On 19/06/2023 00:23, john wrote:
> As it turns out the caps are excellent and the voltages rock steady. Almost unbelievable for a 50 year old device (an HP-9100B).
> The 24V supply was for some reason at 31V. I tweaked it down with an adjustment resistor on the cards, and the CRT came up in 12 seconds. Manual says within 20 secs - so it seems fine. Thanks! -John
I spent some time with its successor - the 9810A
(
https://www.oldcalculatormuseum.com/hp9810a.html) in early 1972. As
that article notes, it was a choice between the HP and a Wang. The HP
was a great machine, and quite easy to program although I had to get
used to RPN.
It was being used in a lab, and my boss used to program it as well.
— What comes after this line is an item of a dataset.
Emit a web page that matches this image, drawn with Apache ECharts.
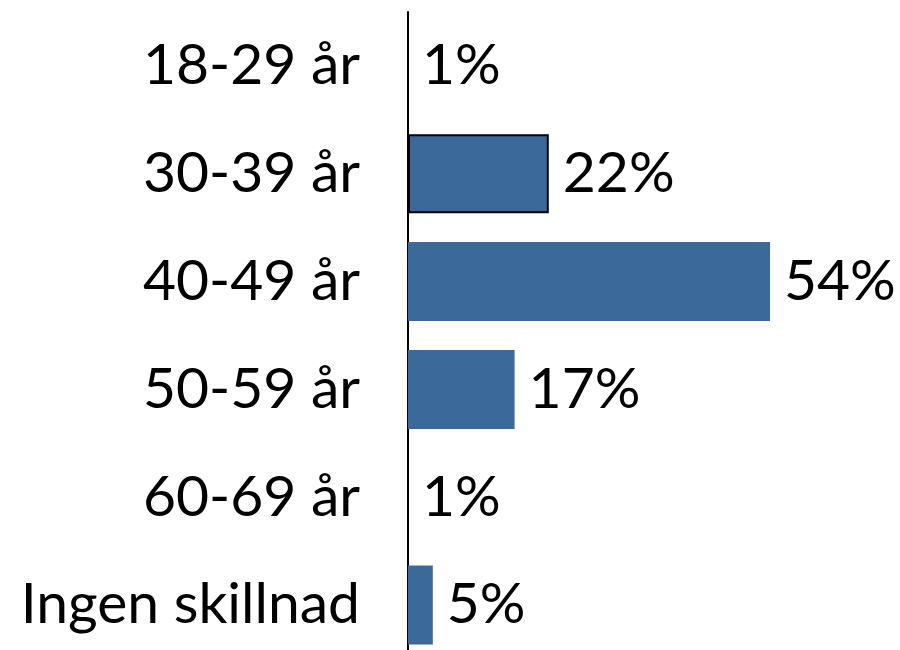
<!DOCTYPE html>
<html>
<head>
<meta charset="utf-8">
<script src="https://cdn.jsdelivr.net/npm/echarts@6/dist/echarts.min.js"></script>
<style>
  html, body { margin: 0; padding: 0; background: #fff; }
  #chart { width: 900px; height: 650px; }
</style>
</head>
<body>
<div id="chart"></div>
<script>
// kategorier uppifrån och ned
const categories = ['18-29 år', '30-39 år', '40-49 år', '50-59 år', '60-69 år', 'Ingen skillnad'];
// stapellängder
const barLengths = [0, 21, 54, 15.9, 0, 3.7];
// etiketter som står vid staplarna
const valueLabels = ['1%', '22%', '54%', '17%', '1%', '5%'];

const chart = echarts.init(document.getElementById('chart'));

chart.setOption({
  animation: false,
  grid: { left: 408, top: 12, width: 362, height: 647, outerBoundsMode: 'none', containLabel: false },
  xAxis: {
    type: 'value',
    min: 0,
    max: 54,
    show: false
  },
  yAxis: {
    type: 'category',
    inverse: true,
    data: categories,
    axisLine: { show: true, lineStyle: { color: '#000', width: 2 } },
    axisTick: { show: false },
    axisLabel: {
      margin: 48,
      color: '#000',
      fontSize: 57,
      fontFamily: 'Lato'
    }
  },
  series: [{
    type: 'bar',
    barWidth: 79,
    data: barLengths.map((v, i) => ({
      value: v,
      itemStyle: i === 1 ? { borderColor: '#000', borderWidth: 2 } : {}
    })),
    itemStyle: { color: '#3b6a9a' },
    label: {
      show: true,
      position: 'right',
      distance: 14,
      color: '#000',
      fontSize: 57,
      fontFamily: 'Lato',
      formatter: p => valueLabels[p.dataIndex]
    }
  }]
});
</script>
</body>
</html>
I
well remember one day when he'd spent hours inputting a big program
(IIRC around 1600 steps) when his office phone rang. He left the machine
to answer it, and a few seconds later the student who was with us on a
job experience program came in to use the machine. He didn't check if it
was in use, and just turned it off and on again to do what he wanted. I
never knew my boss had such a vocabulary of swear words, and the student
hid somewhere until the boss had calmed down! Mind you, if he'd only
paid attention and followed the instructions to now and again record on
the magnetic cards what he'd done, he'd not have lost hours of work.